» **GIVEN MATERIAL**:
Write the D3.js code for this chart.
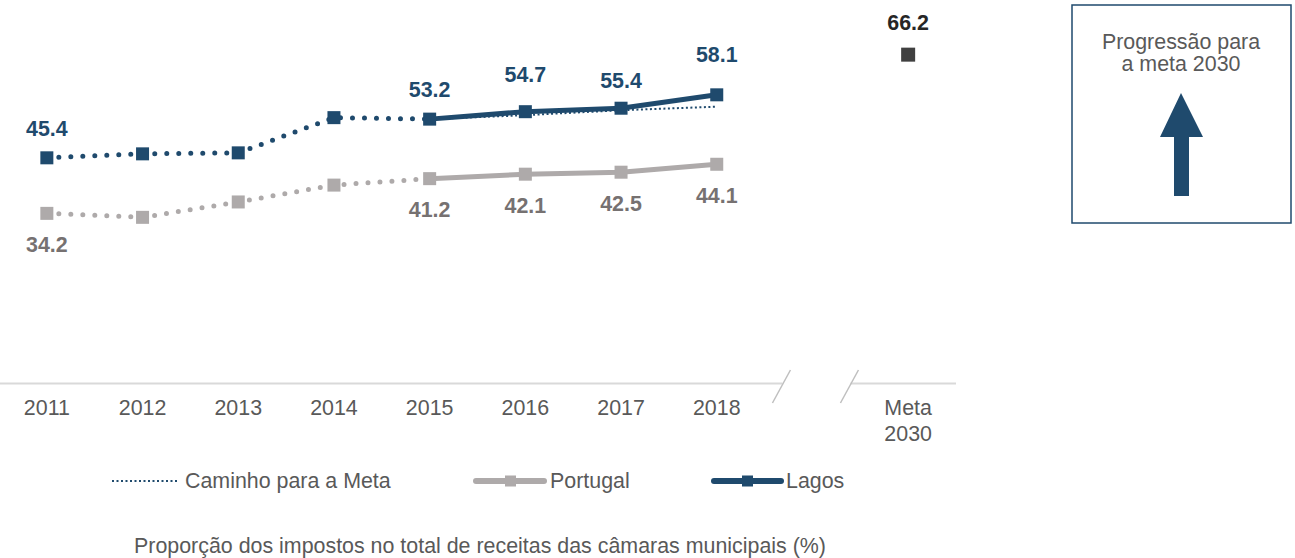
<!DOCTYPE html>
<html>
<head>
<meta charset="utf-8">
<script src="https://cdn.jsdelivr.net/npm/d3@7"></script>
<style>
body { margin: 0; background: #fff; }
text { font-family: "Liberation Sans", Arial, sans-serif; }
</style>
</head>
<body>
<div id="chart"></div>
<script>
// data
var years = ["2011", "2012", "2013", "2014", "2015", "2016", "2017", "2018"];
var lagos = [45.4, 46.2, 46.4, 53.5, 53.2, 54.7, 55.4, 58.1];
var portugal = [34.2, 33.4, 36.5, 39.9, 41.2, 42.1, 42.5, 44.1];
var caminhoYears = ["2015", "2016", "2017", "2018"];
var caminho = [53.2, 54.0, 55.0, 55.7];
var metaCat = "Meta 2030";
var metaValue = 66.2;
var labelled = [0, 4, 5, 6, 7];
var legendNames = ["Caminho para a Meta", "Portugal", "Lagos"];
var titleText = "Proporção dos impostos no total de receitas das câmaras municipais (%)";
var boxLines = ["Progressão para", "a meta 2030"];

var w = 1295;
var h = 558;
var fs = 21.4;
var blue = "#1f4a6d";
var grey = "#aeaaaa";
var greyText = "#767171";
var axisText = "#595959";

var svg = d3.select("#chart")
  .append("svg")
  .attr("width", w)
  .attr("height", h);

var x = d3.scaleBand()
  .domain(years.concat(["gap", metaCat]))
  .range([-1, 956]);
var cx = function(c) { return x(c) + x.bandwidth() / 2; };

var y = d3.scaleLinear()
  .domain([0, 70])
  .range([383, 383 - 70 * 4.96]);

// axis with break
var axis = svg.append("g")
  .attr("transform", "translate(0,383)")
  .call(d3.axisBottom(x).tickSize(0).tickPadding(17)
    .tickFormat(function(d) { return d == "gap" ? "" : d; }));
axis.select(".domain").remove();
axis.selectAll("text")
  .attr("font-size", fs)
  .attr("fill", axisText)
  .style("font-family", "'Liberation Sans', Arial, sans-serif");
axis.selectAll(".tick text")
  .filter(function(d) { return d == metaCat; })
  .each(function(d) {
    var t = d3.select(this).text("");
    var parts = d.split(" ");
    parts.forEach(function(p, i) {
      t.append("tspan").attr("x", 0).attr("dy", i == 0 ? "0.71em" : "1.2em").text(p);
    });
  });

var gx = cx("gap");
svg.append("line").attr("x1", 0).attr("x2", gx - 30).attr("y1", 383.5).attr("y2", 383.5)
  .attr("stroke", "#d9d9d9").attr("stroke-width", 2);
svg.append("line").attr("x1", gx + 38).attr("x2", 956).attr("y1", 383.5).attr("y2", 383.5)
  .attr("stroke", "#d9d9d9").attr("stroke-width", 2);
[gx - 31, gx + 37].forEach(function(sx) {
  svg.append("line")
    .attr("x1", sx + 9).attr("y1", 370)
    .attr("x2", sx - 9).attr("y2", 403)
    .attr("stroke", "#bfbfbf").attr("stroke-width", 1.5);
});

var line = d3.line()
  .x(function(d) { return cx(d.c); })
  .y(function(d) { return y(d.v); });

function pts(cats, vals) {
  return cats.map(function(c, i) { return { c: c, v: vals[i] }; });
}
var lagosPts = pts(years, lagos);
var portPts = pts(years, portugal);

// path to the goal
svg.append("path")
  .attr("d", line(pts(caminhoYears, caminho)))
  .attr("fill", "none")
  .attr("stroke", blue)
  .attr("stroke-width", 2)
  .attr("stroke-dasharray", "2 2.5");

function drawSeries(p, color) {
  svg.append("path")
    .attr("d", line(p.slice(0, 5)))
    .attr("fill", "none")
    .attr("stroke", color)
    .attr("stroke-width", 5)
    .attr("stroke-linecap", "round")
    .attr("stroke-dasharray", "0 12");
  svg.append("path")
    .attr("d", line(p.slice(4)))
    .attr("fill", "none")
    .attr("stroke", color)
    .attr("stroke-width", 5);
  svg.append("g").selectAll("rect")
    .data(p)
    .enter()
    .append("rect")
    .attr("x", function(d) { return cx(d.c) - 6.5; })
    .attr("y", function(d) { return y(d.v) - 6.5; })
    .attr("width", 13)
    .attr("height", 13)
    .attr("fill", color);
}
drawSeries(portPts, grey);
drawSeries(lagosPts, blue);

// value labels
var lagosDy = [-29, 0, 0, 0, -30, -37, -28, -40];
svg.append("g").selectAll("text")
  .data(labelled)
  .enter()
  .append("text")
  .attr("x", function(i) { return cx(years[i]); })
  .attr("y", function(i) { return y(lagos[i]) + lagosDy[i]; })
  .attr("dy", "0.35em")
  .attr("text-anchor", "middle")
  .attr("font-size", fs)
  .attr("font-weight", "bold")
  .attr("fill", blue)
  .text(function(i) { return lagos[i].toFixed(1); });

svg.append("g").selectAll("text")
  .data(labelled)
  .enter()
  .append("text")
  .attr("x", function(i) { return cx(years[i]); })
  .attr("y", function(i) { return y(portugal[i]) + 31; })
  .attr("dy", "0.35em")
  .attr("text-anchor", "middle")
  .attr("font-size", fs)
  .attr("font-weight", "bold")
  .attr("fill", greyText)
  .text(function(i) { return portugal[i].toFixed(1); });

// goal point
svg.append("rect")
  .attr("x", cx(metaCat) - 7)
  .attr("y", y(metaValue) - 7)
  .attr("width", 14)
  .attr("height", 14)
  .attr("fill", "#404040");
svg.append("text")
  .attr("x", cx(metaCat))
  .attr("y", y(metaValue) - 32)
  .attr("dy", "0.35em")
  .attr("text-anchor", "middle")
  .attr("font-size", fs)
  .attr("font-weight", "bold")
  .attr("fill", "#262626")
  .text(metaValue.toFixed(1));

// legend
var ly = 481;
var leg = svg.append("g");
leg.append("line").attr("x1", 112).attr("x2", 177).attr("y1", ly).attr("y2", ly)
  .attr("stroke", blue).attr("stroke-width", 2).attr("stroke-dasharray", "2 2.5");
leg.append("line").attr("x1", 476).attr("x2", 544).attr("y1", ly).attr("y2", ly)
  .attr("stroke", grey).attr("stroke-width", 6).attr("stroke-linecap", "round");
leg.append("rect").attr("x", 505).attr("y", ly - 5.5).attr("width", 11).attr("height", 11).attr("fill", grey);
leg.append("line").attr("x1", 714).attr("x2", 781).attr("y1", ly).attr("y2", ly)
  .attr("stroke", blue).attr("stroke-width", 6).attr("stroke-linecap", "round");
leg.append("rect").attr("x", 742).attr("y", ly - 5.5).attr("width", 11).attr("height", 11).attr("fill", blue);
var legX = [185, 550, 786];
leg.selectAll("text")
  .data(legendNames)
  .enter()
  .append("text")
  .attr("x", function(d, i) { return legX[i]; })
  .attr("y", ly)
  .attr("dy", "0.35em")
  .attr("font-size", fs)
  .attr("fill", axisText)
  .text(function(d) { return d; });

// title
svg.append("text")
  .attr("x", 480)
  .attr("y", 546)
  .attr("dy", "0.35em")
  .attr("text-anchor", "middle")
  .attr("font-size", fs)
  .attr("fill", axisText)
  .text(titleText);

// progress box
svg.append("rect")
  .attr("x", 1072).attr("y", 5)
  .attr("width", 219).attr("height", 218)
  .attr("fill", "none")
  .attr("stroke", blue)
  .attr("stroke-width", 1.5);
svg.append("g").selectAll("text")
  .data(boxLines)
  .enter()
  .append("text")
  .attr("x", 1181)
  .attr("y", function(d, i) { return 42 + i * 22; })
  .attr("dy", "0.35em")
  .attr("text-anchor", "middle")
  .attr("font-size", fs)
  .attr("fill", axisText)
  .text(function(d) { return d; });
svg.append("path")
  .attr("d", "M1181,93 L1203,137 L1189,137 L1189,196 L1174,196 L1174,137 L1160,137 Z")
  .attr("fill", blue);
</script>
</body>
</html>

» **TASK TO CARRY OUT**:
All of the data needs repeating exactly, but the pictures do not.

» **COMPLETE RESPONSE**:
Write the D3.js code for this chart.
<!DOCTYPE html>
<html>
<head>
<meta charset="utf-8">
<script src="https://cdn.jsdelivr.net/npm/d3@7"></script>
<style>
body { margin: 0; background: #fff; }
text { font-family: "Liberation Sans", Arial, sans-serif; }
</style>
</head>
<body>
<div id="chart"></div>
<script>
// data
var years = ["2011", "2012", "2013", "2014", "2015", "2016", "2017", "2018"];
var lagos = [45.4, 46.2, 46.4, 53.5, 53.2, 54.7, 55.4, 58.1];
var portugal = [34.2, 33.4, 36.5, 39.9, 41.2, 42.1, 42.5, 44.1];
var caminhoYears = ["2015", "2016", "2017", "2018"];
var caminho = [53.2, 54.0, 55.0, 55.7];
var metaCat = "Meta 2030";
var metaValue = 66.2;
var labelled = [0, 4, 5, 6, 7];
var legendNames = ["Caminho para a Meta", "Portugal", "Lagos"];
var titleText = "Proporção dos impostos no total de receitas das câmaras municipais (%)";
var boxLines = ["Progressão para", "a meta 2030"];

var w = 1295;
var h = 558;
var fs = 21.4;
var blue = "#1f4a6d";
var grey = "#aeaaaa";
var greyText = "#767171";
var axisText = "#595959";

var svg = d3.select("#chart")
  .append("svg")
  .attr("width", w)
  .attr("height", h);

var x = d3.scaleBand()
  .domain(years.concat(["gap", metaCat]))
  .range([-1, 956]);
var cx = function(c) { return x(c) + x.bandwidth() / 2; };

var y = d3.scaleLinear()
  .domain([0, 70])
  .range([383, 383 - 70 * 4.96]);

// axis with break
var axis = svg.append("g")
  .attr("transform", "translate(0,383)")
  .call(d3.axisBottom(x).tickSize(0).tickPadding(17)
    .tickFormat(function(d) { return d == "gap" ? "" : d; }));
axis.select(".domain").remove();
axis.selectAll("text")
  .attr("font-size", fs)
  .attr("fill", axisText)
  .style("font-family", "'Liberation Sans', Arial, sans-serif");
axis.selectAll(".tick text")
  .filter(function(d) { return d == metaCat; })
  .each(function(d) {
    var t = d3.select(this).text("");
    var parts = d.split(" ");
    parts.forEach(function(p, i) {
      t.append("tspan").attr("x", 0).attr("dy", i == 0 ? "0.71em" : "1.2em").text(p);
    });
  });

var gx = cx("gap");
svg.append("line").attr("x1", 0).attr("x2", gx - 30).attr("y1", 383.5).attr("y2", 383.5)
  .attr("stroke", "#d9d9d9").attr("stroke-width", 2);
svg.append("line").attr("x1", gx + 38).attr("x2", 956).attr("y1", 383.5).attr("y2", 383.5)
  .attr("stroke", "#d9d9d9").attr("stroke-width", 2);
[gx - 31, gx + 37].forEach(function(sx) {
  svg.append("line")
    .attr("x1", sx + 9).attr("y1", 370)
    .attr("x2", sx - 9).attr("y2", 403)
    .attr("stroke", "#bfbfbf").attr("stroke-width", 1.5);
});

var line = d3.line()
  .x(function(d) { return cx(d.c); })
  .y(function(d) { return y(d.v); });

function pts(cats, vals) {
  return cats.map(function(c, i) { return { c: c, v: vals[i] }; });
}
var lagosPts = pts(years, lagos);
var portPts = pts(years, portugal);

// path to the goal
svg.append("path")
  .attr("d", line(pts(caminhoYears, caminho)))
  .attr("fill", "none")
  .attr("stroke", blue)
  .attr("stroke-width", 2)
  .attr("stroke-dasharray", "2 2.5");

function drawSeries(p, color) {
  svg.append("path")
    .attr("d", line(p.slice(0, 5)))
    .attr("fill", "none")
    .attr("stroke", color)
    .attr("stroke-width", 5)
    .attr("stroke-linecap", "round")
    .attr("stroke-dasharray", "0 12");
  svg.append("path")
    .attr("d", line(p.slice(4)))
    .attr("fill", "none")
    .attr("stroke", color)
    .attr("stroke-width", 5);
  svg.append("g").selectAll("rect")
    .data(p)
    .enter()
    .append("rect")
    .attr("x", function(d) { return cx(d.c) - 6.5; })
    .attr("y", function(d) { return y(d.v) - 6.5; })
    .attr("width", 13)
    .attr("height", 13)
    .attr("fill", color);
}
drawSeries(portPts, grey);
drawSeries(lagosPts, blue);

// value labels
var lagosDy = [-29, 0, 0, 0, -30, -37, -28, -40];
svg.append("g").selectAll("text")
  .data(labelled)
  .enter()
  .append("text")
  .attr("x", function(i) { return cx(years[i]); })
  .attr("y", function(i) { return y(lagos[i]) + lagosDy[i]; })
  .attr("dy", "0.35em")
  .attr("text-anchor", "middle")
  .attr("font-size", fs)
  .attr("font-weight", "bold")
  .attr("fill", blue)
  .text(function(i) { return lagos[i].toFixed(1); });

svg.append("g").selectAll("text")
  .data(labelled)
  .enter()
  .append("text")
  .attr("x", function(i) { return cx(years[i]); })
  .attr("y", function(i) { return y(portugal[i]) + 31; })
  .attr("dy", "0.35em")
  .attr("text-anchor", "middle")
  .attr("font-size", fs)
  .attr("font-weight", "bold")
  .attr("fill", greyText)
  .text(function(i) { return portugal[i].toFixed(1); });

// goal point
svg.append("rect")
  .attr("x", cx(metaCat) - 7)
  .attr("y", y(metaValue) - 7)
  .attr("width", 14)
  .attr("height", 14)
  .attr("fill", "#404040");
svg.append("text")
  .attr("x", cx(metaCat))
  .attr("y", y(metaValue) - 32)
  .attr("dy", "0.35em")
  .attr("text-anchor", "middle")
  .attr("font-size", fs)
  .attr("font-weight", "bold")
  .attr("fill", "#262626")
  .text(metaValue.toFixed(1));

// legend
var ly = 481;
var leg = svg.append("g");
leg.append("line").attr("x1", 112).attr("x2", 177).attr("y1", ly).attr("y2", ly)
  .attr("stroke", blue).attr("stroke-width", 2).attr("stroke-dasharray", "2 2.5");
leg.append("line").attr("x1", 476).attr("x2", 544).attr("y1", ly).attr("y2", ly)
  .attr("stroke", grey).attr("stroke-width", 6).attr("stroke-linecap", "round");
leg.append("rect").attr("x", 505).attr("y", ly - 5.5).attr("width", 11).attr("height", 11).attr("fill", grey);
leg.append("line").attr("x1", 714).attr("x2", 781).attr("y1", ly).attr("y2", ly)
  .attr("stroke", blue).attr("stroke-width", 6).attr("stroke-linecap", "round");
leg.append("rect").attr("x", 742).attr("y", ly - 5.5).attr("width", 11).attr("height", 11).attr("fill", blue);
var legX = [185, 550, 786];
leg.selectAll("text")
  .data(legendNames)
  .enter()
  .append("text")
  .attr("x", function(d, i) { return legX[i]; })
  .attr("y", ly)
  .attr("dy", "0.35em")
  .attr("font-size", fs)
  .attr("fill", axisText)
  .text(function(d) { return d; });

// title
svg.append("text")
  .attr("x", 480)
  .attr("y", 546)
  .attr("dy", "0.35em")
  .attr("text-anchor", "middle")
  .attr("font-size", fs)
  .attr("fill", axisText)
  .text(titleText);

// progress box
svg.append("rect")
  .attr("x", 1072).attr("y", 5)
  .attr("width", 219).attr("height", 218)
  .attr("fill", "none")
  .attr("stroke", blue)
  .attr("stroke-width", 1.5);
svg.append("g").selectAll("text")
  .data(boxLines)
  .enter()
  .append("text")
  .attr("x", 1181)
  .attr("y", function(d, i) { return 42 + i * 22; })
  .attr("dy", "0.35em")
  .attr("text-anchor", "middle")
  .attr("font-size", fs)
  .attr("fill", axisText)
  .text(function(d) { return d; });
svg.append("path")
  .attr("d", "M1181,93 L1203,137 L1189,137 L1189,196 L1174,196 L1174,137 L1160,137 Z")
  .attr("fill", blue);
</script>
</body>
</html>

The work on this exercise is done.